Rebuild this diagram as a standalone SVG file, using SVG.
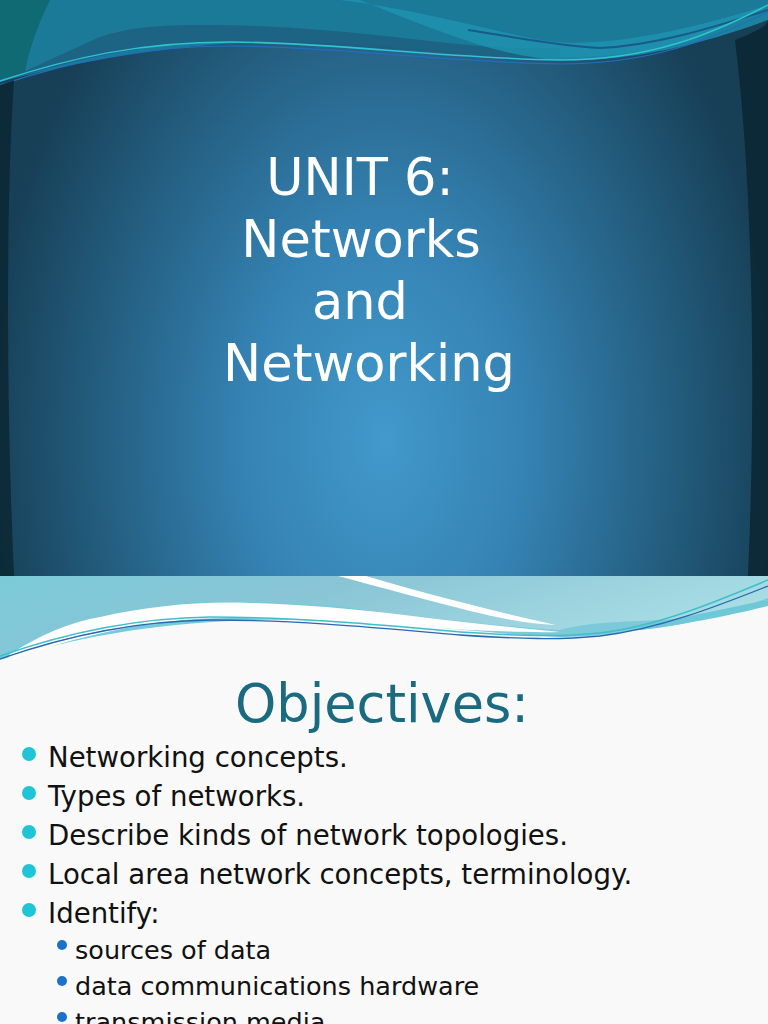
<svg xmlns="http://www.w3.org/2000/svg" width="768" height="1024" viewBox="0 0 768 1024">
<defs>
<radialGradient id="bg" cx="384" cy="440" r="400" gradientUnits="userSpaceOnUse" gradientTransform="translate(384 440) scale(1 1.5) translate(-384 -440)">
<stop offset="0" stop-color="#4299cb"/>
<stop offset="0.35" stop-color="#3583b4"/>
<stop offset="0.75" stop-color="#225a7a"/>
<stop offset="1" stop-color="#173f56"/>
</radialGradient>
<linearGradient id="wb" x1="0" y1="0" x2="1" y2="0.3">
<stop offset="0" stop-color="#7bcad8"/>
<stop offset="0.45" stop-color="#8ac5d6"/>
<stop offset="1" stop-color="#a8dde4"/>
</linearGradient>
<linearGradient id="wc" x1="0" y1="0" x2="1" y2="0">
<stop offset="0" stop-color="#72ccda"/>
<stop offset="1" stop-color="#80c8d8"/>
</linearGradient>
<style>
.t{font-family:"DejaVu Sans",sans-serif;fill:#fff;font-size:51px;text-anchor:middle}
.b{font-family:"DejaVu Sans",sans-serif;fill:#111;font-size:27.6px}
.s{font-family:"DejaVu Sans",sans-serif;fill:#111;font-size:25.5px}
.d1{fill:#1fc4d6}
.d2{fill:#1b70c8}
</style>
</defs>
<!-- top slide -->
<rect x="0" y="0" width="768" height="576" fill="url(#bg)"/>
<!-- upper wave area -->
<path d="M0 0 H768 V5 C720 30 680 50 600 56 C500 62 420 45 300 42 C200 40 90 58 0 82 Z" fill="#1a7a98"/>
<path d="M0 0 H50 C35 30 28 55 25 72 L0 80 Z" fill="#0f6a74"/>
<path d="M0 82 C40 65 70 50 100 37 C130 27 160 25 200 25 C260 25 320 28 420 40 C470 46 520 50 560 48 L560 58 C450 55 330 42 230 42 C150 42 80 58 0 82 Z" fill="#1d5f80" opacity="0.85"/>
<path d="M340 0 C420 10 480 28 540 40 C600 50 690 30 768 5 V20 C700 45 630 62 560 60 C500 58 430 28 360 0 Z" fill="#1e94b0" opacity="0.8"/>
<path d="M468 30 C520 38 560 46 600 48 C660 45 720 25 768 10" fill="none" stroke="#1a5a88" stroke-width="2"/>
<path d="M0 81 C70 58 140 42 230 42 C330 42 440 58 560 60 C650 60 710 35 768 5" fill="none" stroke="#2fc4d2" stroke-width="1.5"/>
<path d="M0 85 C70 62 140 46 230 46 C330 46 440 62 560 64 C650 64 710 40 768 12" fill="none" stroke="#1f6fc0" stroke-width="1.2"/>
<!-- dark edges -->
<path d="M735 40 C760 30 768 25 768 20 V576 H748 C755 420 755 200 735 40 Z" fill="#0a2631" opacity="0.85"/>
<path d="M0 85 L14 80 C6 200 6 400 14 576 H0 Z" fill="#0a2631" opacity="0.8"/>
<g id="title">
<text class="t" x="360" y="195">UNIT 6:</text>
<text class="t" x="361" y="257">Networks</text>
<text class="t" x="360" y="319">and</text>
<text class="t" x="369" y="381">Networking</text>
</g>
<!-- bottom slide -->
<rect x="0" y="576" width="768" height="448" fill="#f9f9f9"/>
<path d="M0 576 H768 V600 C720 615 690 625 640 630 C600 636 580 637 560 637 C480 634 420 622 300 620 C200 618 100 630 0 660 Z" fill="url(#wc)"/>
<path d="M0 576 H768 V598 C730 612 700 618 660 620 C620 622 590 622 560 630 C480 625 420 615 400 617 C360 608 330 604 300 604 C240 600 200 600 150 608 C90 618 40 635 0 655 Z" fill="url(#wb)"/>
<path d="M640 625 C700 615 740 605 768 600 V606 C730 615 700 622 640 630 Z" fill="#6ec8d8"/>
<path d="M10 654 C40 635 70 622 100 617 C150 606 200 601 250 603 C320 605 380 612 420 617 C470 623 520 628 560 632 C520 633 470 630 420 627 C360 622 300 618 230 618 C150 618 80 636 8 660 Z" fill="#fff"/>
<path d="M338 576 H366 C420 592 480 608 556 625 C520 624 480 614 420 598 C390 590 360 582 338 576 Z" fill="#fff"/>
<path d="M0 656 C60 635 130 618 210 617 C300 617 380 625 460 632 C520 636 560 637 600 633 C660 626 720 600 768 580" fill="none" stroke="#3fbfcc" stroke-width="1.5"/>
<path d="M0 659 C60 638 130 621 210 620 C300 620 380 628 460 635 C520 639 560 640 600 636 C660 629 720 605 768 586" fill="none" stroke="#2a68b0" stroke-width="1.3"/>
<text x="382" y="722" font-family="DejaVu Sans,sans-serif" font-size="52.5" fill="#1a6a80" text-anchor="middle">Objectives:</text>
<g id="bullets">
<circle class="d1" cx="29" cy="754" r="7"/>
<text class="b" x="48" y="767">Networking concepts.</text>
<circle class="d1" cx="29" cy="793" r="7"/>
<text class="b" x="48" y="806">Types of networks.</text>
<circle class="d1" cx="29" cy="832" r="7"/>
<text class="b" x="48" y="845">Describe kinds of network topologies.</text>
<circle class="d1" cx="29" cy="871" r="7"/>
<text class="b" x="48" y="884">Local area network concepts, terminology.</text>
<circle class="d1" cx="29" cy="910" r="7"/>
<text class="b" x="48" y="923">Identify:</text>
<circle class="d2" cx="62" cy="945" r="5"/>
<text class="s" x="75" y="959">sources of data</text>
<circle class="d2" cx="62" cy="981" r="5"/>
<text class="s" x="75" y="995">data communications hardware</text>
<circle class="d2" cx="62" cy="1017" r="5"/>
<text class="s" x="75" y="1031">transmission media</text>
</g>
</svg>
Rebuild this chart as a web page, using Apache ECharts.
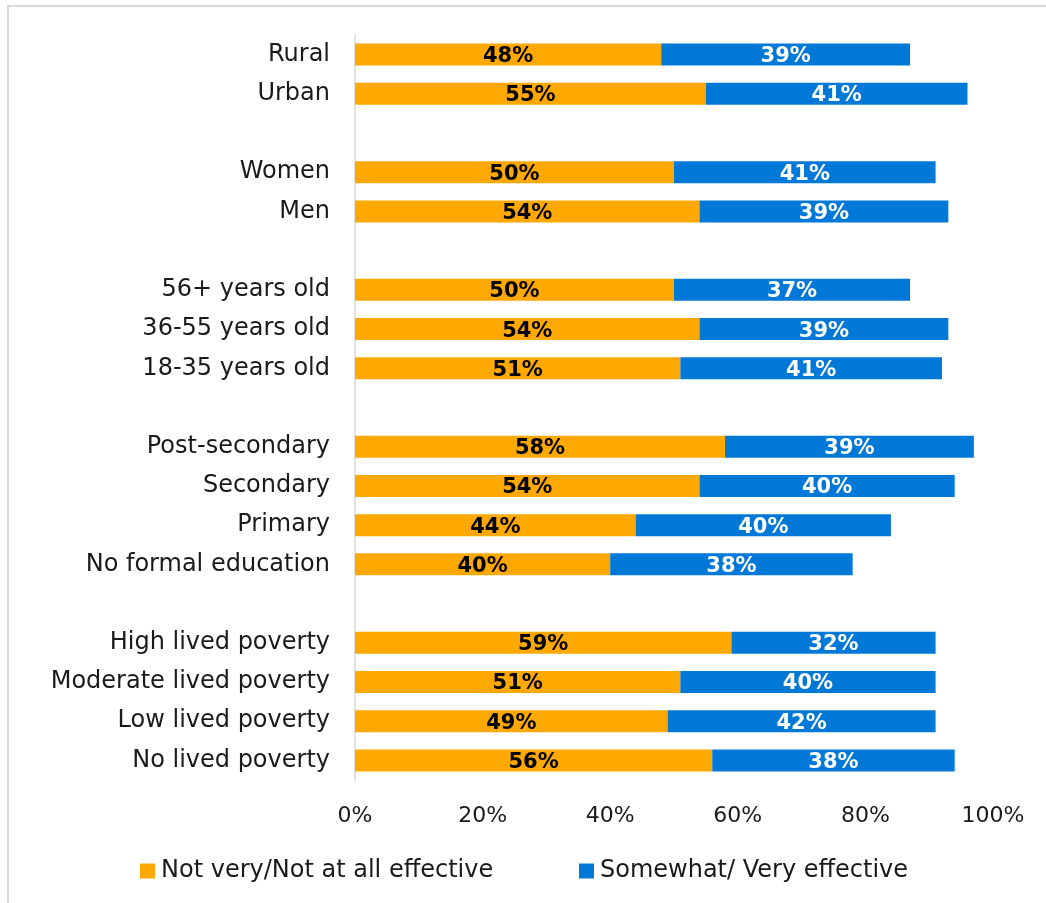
<!DOCTYPE html>
<html>
<head>
<meta charset="utf-8">
<script src="https://cdn.jsdelivr.net/npm/echarts@6/dist/echarts.min.js"></script>
<style>
  html, body { margin: 0; padding: 0; background: #fff; }
  #chart { width: 1046px; height: 903px; }
</style>
</head>
<body>
<div id="chart"></div>
<script>
// Group rows; empty strings are spacer rows between groups
const categories = [
  'Rural', 'Urban', '',
  'Women', 'Men', '',
  '56+ years old', '36-55 years old', '18-35 years old', '',
  'Post-secondary', 'Secondary', 'Primary', 'No formal education', '',
  'High lived poverty', 'Moderate lived poverty', 'Low lived poverty', 'No lived poverty'
];
const notEffective = [48, 55, '-', 50, 54, '-', 50, 54, 51, '-', 58, 54, 44, 40, '-', 59, 51, 49, 56];
const effective    = [39, 41, '-', 41, 39, '-', 37, 39, 41, '-', 39, 40, 40, 38, '-', 32, 40, 42, 38];
const seriesNames = ['Not very/Not at all effective', 'Somewhat/ Very effective'];
const xTicks = [0, 20, 40, 60, 80, 100];

const FONT = '"DejaVu Sans", "Open Sans", sans-serif';
const ORANGE = '#FFA800';
const BLUE = '#0078D7';
const TEXT = '#1a1a1a';

const chart = echarts.init(document.getElementById('chart'), null, { renderer: 'canvas' });

const legendBase = {
  top: 859,
  padding: 0,
  itemWidth: 15, itemHeight: 15, itemGap: 6,
  icon: 'rect',
  textStyle: { fontFamily: FONT, fontSize: 24, color: TEXT, padding: [2, 0, 0, 1] }
};

chart.setOption({
  animation: false,
  backgroundColor: '#ffffff',
  textStyle: { fontFamily: FONT },
  grid: { left: 355, right: 53, top: 35, bottom: 123, containLabel: false },
  legend: [
    Object.assign({ data: [seriesNames[0]], left: 140 }, legendBase),
    Object.assign({ data: [seriesNames[1]], left: 579 }, legendBase)
  ],
  xAxis: {
    type: 'value',
    min: xTicks[0], max: xTicks[xTicks.length - 1], interval: 20,
    axisLine: { show: false },
    axisTick: { show: false },
    splitLine: { show: false },
    axisLabel: {
      fontFamily: FONT, fontSize: 22, color: TEXT, margin: 25,
      formatter: v => v + '%'
    }
  },
  yAxis: {
    type: 'category',
    data: categories,
    inverse: true,
    axisLine: { show: true, lineStyle: { color: '#D9D9D9', width: 1.5 } },
    axisTick: { show: false },
    splitLine: { show: false },
    axisLabel: { fontFamily: FONT, fontSize: 24, color: TEXT, margin: 25 }
  },
  series: [
    {
      name: seriesNames[0],
      type: 'bar', stack: 'total',
      data: notEffective,
      barWidth: 22,
      itemStyle: { color: ORANGE },
      label: {
        show: true, position: 'inside',
        formatter: p => p.value + '%',
        fontFamily: FONT, fontSize: 21, fontWeight: 'bold', color: '#000',
        offset: [0, 2]
      }
    },
    {
      name: seriesNames[1],
      type: 'bar', stack: 'total',
      data: effective,
      barWidth: 22,
      itemStyle: { color: BLUE },
      label: {
        show: true, position: 'inside',
        formatter: p => p.value + '%',
        fontFamily: FONT, fontSize: 21, fontWeight: 'bold', color: '#fff',
        offset: [0, 2]
      }
    }
  ],
  graphic: [
    {
      type: 'polyline',
      shape: { points: [[8, 910], [8, 6], [1060, 6]] },
      style: { stroke: '#D9D9D9', lineWidth: 2, fill: null },
      silent: true
    }
  ]
});
</script>
</body>
</html>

■ REQUIRED WORK
Reproduce, starting at the line containing "Rebuild this chart" and stopping after the line containing "const xTicks = [0, 20, 40, 60, 80, 100];", each of those lines exactly and no others; leave pictures out.

■ ANSWER TO THIS PROBLEM
Rebuild this chart as a web page, using Apache ECharts.
<!DOCTYPE html>
<html>
<head>
<meta charset="utf-8">
<script src="https://cdn.jsdelivr.net/npm/echarts@6/dist/echarts.min.js"></script>
<style>
  html, body { margin: 0; padding: 0; background: #fff; }
  #chart { width: 1046px; height: 903px; }
</style>
</head>
<body>
<div id="chart"></div>
<script>
// Group rows; empty strings are spacer rows between groups
const categories = [
  'Rural', 'Urban', '',
  'Women', 'Men', '',
  '56+ years old', '36-55 years old', '18-35 years old', '',
  'Post-secondary', 'Secondary', 'Primary', 'No formal education', '',
  'High lived poverty', 'Moderate lived poverty', 'Low lived poverty', 'No lived poverty'
];
const notEffective = [48, 55, '-', 50, 54, '-', 50, 54, 51, '-', 58, 54, 44, 40, '-', 59, 51, 49, 56];
const effective    = [39, 41, '-', 41, 39, '-', 37, 39, 41, '-', 39, 40, 40, 38, '-', 32, 40, 42, 38];
const seriesNames = ['Not very/Not at all effective', 'Somewhat/ Very effective'];
const xTicks = [0, 20, 40, 60, 80, 100];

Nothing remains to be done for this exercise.